Inflation Winners: Commodity Producers
Companies producing commodities — oil, copper, aluminium, fertilizer — benefit when the prices they receive rise faster than their costs.
| Sector | Best Example | Why it Benefits |
|---|---|---|
| Oil & Gas | Equinor, Aker BP | Brent prices rise with energy inflation |
| Copper Mining | Anglo American, KGHM | Industrial metals track CPI closely |
| Fertilizers | Yara, K+S | Food inflation drives urea demand |
| Aluminium | Norsk Hydro | LME aluminium tracks energy costs |
| Defence | Rheinmetall | Government contracts often inflation-indexed |
Inflation Losers
Renewable energy stocks (Nibe, Ørsted) struggle in high inflation because rising interest rates increase discount rates and reduce project valuations.

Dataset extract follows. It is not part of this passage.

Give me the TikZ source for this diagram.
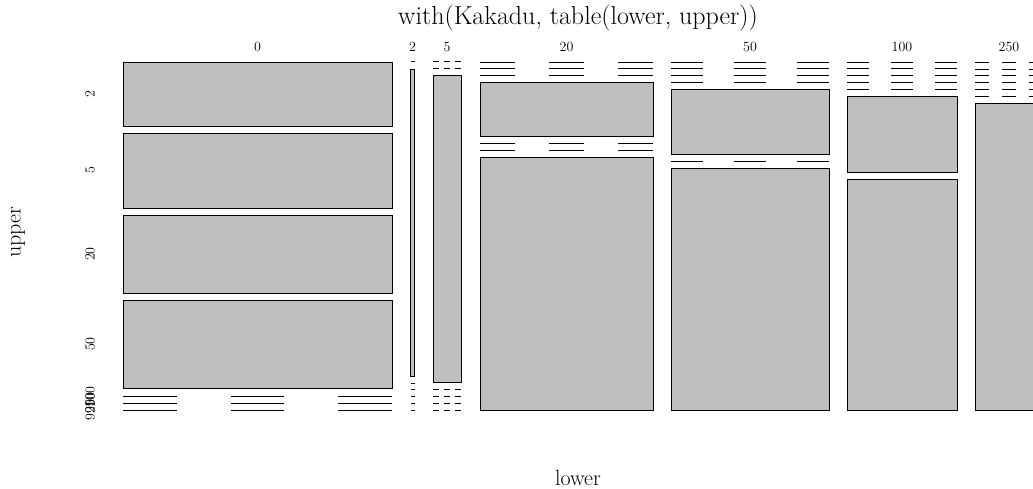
\documentclass[tikz,border=0pt]{standalone}
\usetikzlibrary{positioning}
\definecolor{mosaicgray}{RGB}{190,190,190}
\tikzset{filled cell/.style={draw=black,fill=mosaicgray,line width=0.9pt},}
\tikzset{empty cell/.style={draw=black,line width=0.9pt},}
\tikzset{tick label/.style={font=\fontsize{14}{14}\selectfont,inner sep=0pt},}
\tikzset{axis title/.style={font=\fontsize{22}{22}\selectfont,inner sep=0pt},}
\tikzset{main title/.style={font=\fontsize{26}{26}\selectfont,inner sep=0pt},}
% empty cell of the mosaic: three short pieces between x=#1 and x=#2 at height #3
\newcommand{\emptycell}[3]{%
  \foreach \k in {0,2,4}
    {\draw[empty cell] ({#1+\k*(#2-#1)/5},#3) -- ({#1+(\k+1)*(#2-#1)/5},#3);}}

\begin{document}
\begin{tikzpicture}[x=1pt,y=-1pt]
  \useasboundingbox (0,0) rectangle (1033,488);
  \clip (0,0) rectangle (1033,488);

  \node[main title] (title) at (578,18) {with(Kakadu, table(lower, upper))};
  \node[axis title] (xlab) at (578,478) {lower};
  \node[axis title,rotate=90] (ylab) at (18,232) {upper};

  \foreach \name/\xpos in {0/257.5,2/412.5,5/447,20/566.5,50/750,100/902,250/1009}
    \node[tick label] (low-\name) at (\xpos,47) {\name};
  \foreach \name/\ypos in {2/94,5/170,20/254,50/344,100/397,250/403,999/410}
    \node[tick label,rotate=90] (up-\name) at (90,\ypos) {\name};

  % lower = 0
  \draw[filled cell] (123,62) rectangle (392,126);
  \draw[filled cell] (123,133) rectangle (392,208);
  \draw[filled cell] (123,215) rectangle (392,293);
  \draw[filled cell] (123,300) rectangle (392,388);
  \foreach \ypos in {396,403,410} {\emptycell{123}{392}{\ypos}}

  % lower = 2 (too thin for three pieces)
  \draw[filled cell] (410.5,69) rectangle (414.5,376);
  \foreach \ypos in {61,383,389,396,403,410}
    \draw[empty cell] (410.5,\ypos) -- (414.5,\ypos);

  % lower = 5
  \foreach \ypos in {61,68} {\emptycell{433}{461}{\ypos}}
  \draw[filled cell] (433,75) rectangle (461,382);
  \foreach \ypos in {389,396,403,410} {\emptycell{433}{461}{\ypos}}

  % lower = 20
  \foreach \ypos in {62,68,75} {\emptycell{480}{653}{\ypos}}
  \draw[filled cell] (480,82) rectangle (653,136);
  \foreach \ypos in {143,150} {\emptycell{480}{653}{\ypos}}
  \draw[filled cell] (480,157) rectangle (653,410);

  % lower = 50
  \foreach \ypos in {62,68,75,82} {\emptycell{671}{829}{\ypos}}
  \draw[filled cell] (671,89) rectangle (829,154);
  \emptycell{671}{829}{161}
  \draw[filled cell] (671,168) rectangle (829,410);

  % lower = 100
  \foreach \ypos in {62,68,75,82,89} {\emptycell{847}{957}{\ypos}}
  \draw[filled cell] (847,96) rectangle (957,172);
  \draw[filled cell] (847,179) rectangle (957,410);

  % lower = 250
  \foreach \ypos in {62,69,75,82,89,96} {\emptycell{975}{1043}{\ypos}}
  \draw[filled cell] (975,103) rectangle (1043,410);
\end{tikzpicture}
\end{document}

The 2022–2023 rate spike that accompanied inflation caused Ørsted to fall more than 70% from its 2021 peak.
The Signycle Inflation Strategy
During high inflation, focus on BUY signals for commodity producers (Brent, copper, urea signals at low levels). The EUR 10-year rate signal will typically be in SELL territory — meaning renewable stocks should be underweighted.